| Eric Lombardi is currently the Executive Director
of Eco-Cycle, Inc., and
has had a long career in resource conservation, social enterprise
development and non-profit (NGO) organizational management since
1980. Eco-Cycle, founded in 1976, is considered a nationwide
pioneer in the recycling industry and has grown under Lombardi’s
tenure (starting in 1989) to become the largest community-based
recycling organization in the U.S.A. with a staff of 55 and
processing of nearly 50,000 tons of diverse recycled materials
per year (2005). Lombardi is recognized as an authority on developing
comprehensive community-based resource recovery programs and
is often a keynote speaker and consultant on the social and
technical aspects of creating a “Zero Waste - Or Darn
Near” society.
Lombardi has experience both nationally and internationally
as a project consultant, keynote speaker and workshop leader
for government and private sector clients across the USA, and
in New Zealand, England, France, Romania, American Samoa, Wales
and Saipan (Commonwealth of Northern Mariana Islands). His work
in these countries has been diversified, covering specific topics
such as the creation of community recycling centers, the challenges
of collecting and marketing “hard to recycle” materials
such as electronic scrap, the rewards of the social enterprise
NGO approach, the politics of growing community recycling programs,
and the strategies for long-term recycling business survival.
Lombardi also has significant facility and program design
experience, including the creation of the first curbside recycling
program and the building the first MRF (materials recovery facility)
in North Carolina (1986). He has designed and built numerous
community recycling centers in Boulder County, Colorado, worked
as a facility and program consultant for the Wal Mart “Green
Store” in Kansas, designed, built and operated the first
“Hard-To-Recycle Center” in the USA (Boulder), was
lead consultant for US AID on the creation of a for-profit paper
recycling program in Romania, and led the design effort of the
new MRF in Boulder County that was declared “the nicest
MRF I’ve ever seen in the world” by George Weyerhaeuser,
the V.P. of paper recycling for the global 100 corporation of
the same name. (see pics here)
As a recognized recycling expert, Lombardi was invited to the
Clinton White House in 1998 as one of the Top 100 USA Recyclers
to advise on national recycling issues. Lombardi currently serves
as the Board President of the national GrassRoots
Recycling Network, and is a co-founder of the global Zero
Waste International Alliance, based in Wales. Lombardi served
from 1997-2004 on the National Recycling Coalition’s (NRC)

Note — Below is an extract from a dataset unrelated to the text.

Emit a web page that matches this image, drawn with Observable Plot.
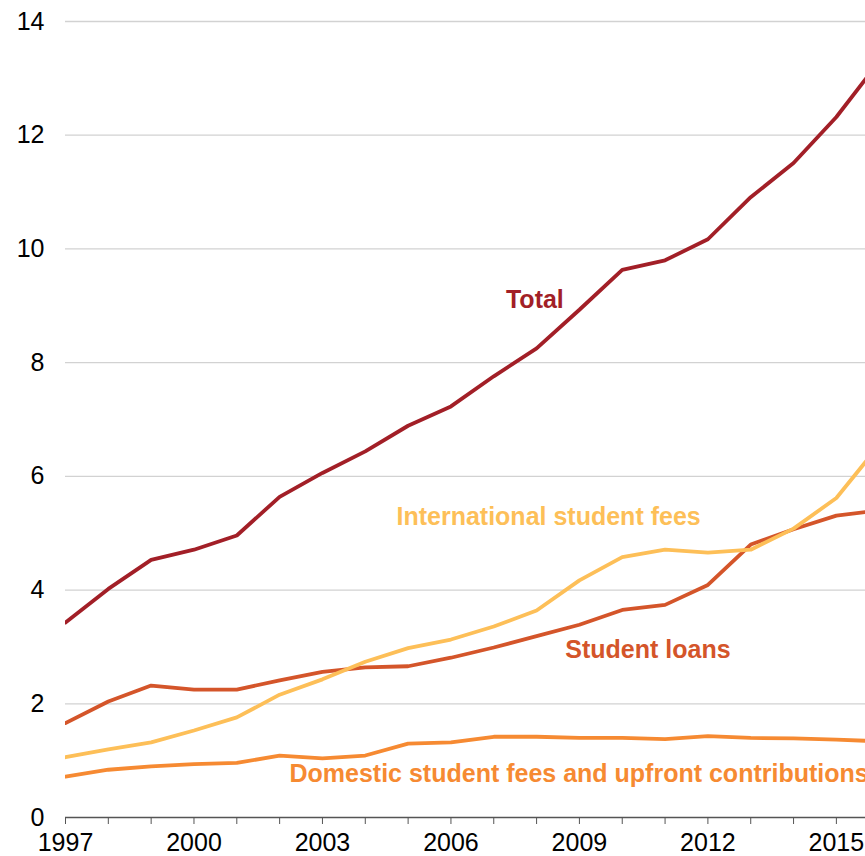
<!DOCTYPE html>
<html>
<head>
<meta charset="utf-8">
<script src="https://cdn.jsdelivr.net/npm/d3@7"></script>
<script src="https://cdn.jsdelivr.net/npm/@observablehq/plot@0.6"></script>
<style>
  html, body { margin: 0; padding: 0; background: #fff; overflow: hidden; }
  #chart svg { display: block; }
</style>
</head>
<body>
<div id="chart"></div>
<script>
const years = d3.range(1997, 2017);
const total    = [3.43, 4.02, 4.53, 4.71, 4.96, 5.64, 6.06, 6.44, 6.89, 7.23, 7.76, 8.25, 8.93, 9.63, 9.80, 10.17, 10.91, 11.51, 12.32, 13.30];
const loans    = [1.66, 2.04, 2.32, 2.25, 2.25, 2.41, 2.56, 2.64, 2.66, 2.81, 2.99, 3.19, 3.39, 3.65, 3.74, 4.09, 4.80, 5.07, 5.31, 5.40];
const intl     = [1.06, 1.20, 1.32, 1.53, 1.76, 2.16, 2.43, 2.74, 2.98, 3.13, 3.36, 3.64, 4.17, 4.58, 4.71, 4.66, 4.71, 5.08, 5.62, 6.55];
const domestic = [0.72, 0.84, 0.90, 0.94, 0.96, 1.09, 1.04, 1.09, 1.30, 1.32, 1.42, 1.42, 1.40, 1.40, 1.38, 1.43, 1.40, 1.39, 1.37, 1.34];

const seriesNames = ["Total", "Student loans", "International student fees", "Domestic student fees and upfront contributions"];
const seriesValues = [total, loans, intl, domestic];
const seriesColors = ["#a21f27", "#d4552a", "#fdbf58", "#f68a32"];

// label anchor positions (in data units)
const labelX = [2007.96, 2010.6, 2008.28, 2002.23];
const labelY = [9.11, 2.94, 5.28, 0.77];
const labelAnchor = ["middle", "middle", "middle", "start"];

const yTicks = [0, 2, 4, 6, 8, 10, 12, 14];
const gridTicks = [2, 4, 6, 8, 10, 12, 14];

const rows = [];
seriesNames.forEach((name, i) => {
  years.forEach((yr, j) => rows.push({series: name, year: yr, value: seriesValues[i][j]}));
});
const labels = seriesNames.map((name, i) => ({series: name, x: labelX[i], y: labelY[i], anchor: labelAnchor[i]}));

const colorOf = Object.fromEntries(seriesNames.map((n, i) => [n, seriesColors[i]]));

const chart = Plot.plot({
  width: 865,
  height: 856,
  marginLeft: 65,
  marginRight: 0,
  marginTop: 21,
  marginBottom: 39,
  style: {fontFamily: "'Liberation Sans', Arial, sans-serif", fontSize: "25px", color: "#000", background: "#fff"},
  x: {domain: [1997, 2015.68], label: null},
  y: {domain: [0, 14], label: null},
  marks: [
    Plot.ruleY(gridTicks, {stroke: "#d2d2d2", strokeWidth: 1.3}),
    Plot.axisY({ticks: yTicks, tickSize: 0, tickPadding: 21, label: null, fontSize: 25, tickFormat: d => d}),
    Plot.ruleY([0], {stroke: "#555", strokeWidth: 1.3}),
    Plot.axisX({ticks: years.filter(y => y <= 2015), tickSize: 7, tickPadding: 9, label: null, fontSize: 25,
      stroke: "#555", tickFormat: d => ((d - 1997) % 3 === 0 ? String(d) : "")}),
    ...seriesNames.map(name => Plot.line(rows.filter(r => r.series === name), {
      x: "year", y: "value", stroke: colorOf[name], strokeWidth: 3.8, clip: true, strokeLinejoin: "miter"
    })),
    ...labels.map(l => Plot.text([l], {
      x: "x", y: "y", text: "series", fill: colorOf[l.series], textAnchor: l.anchor,
      fontWeight: "bold", fontSize: 25, lineAnchor: "middle"
    }))
  ]
});
document.getElementById("chart").appendChild(chart);
</script>
</body>
</html>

Policy Work Group, he is a past Board member of the Colorado
Association for Recycling (CAFR), and was an executive Board
member of the NRC from 1991-1995. In 1992, he co-founded the
National Nonprofit Recyclers Council. Before recycling, Lombardi
worked in the energy field, and from 1984-1988 he created statewide
demonstration projects for energy efficiency as a project manager
for the North Carolina Alternative Energy Cooperation, and in
1982 he co-founded of the Boulder County Energy Conservation
Office.
Since 1980, Lombardi has been working at the interface of where
society/technology/business come together to bring beneficial
change to all the stakeholders. Lombardi can bring unique contributions
to any project due to his depth of experience and web of connections,
as well as his understanding that a community recycling “system”
is just that, a system that requires the success of many stakeholders,
including local service providers, recycling professionals,
international commodity brokers and the local politicians.
Lombardi has an advanced degree in Technology and Human Affairs
from Washington University in St. Louis, Missouri and an undergraduate
degree in Human Geography from the University of Colorado, Boulder.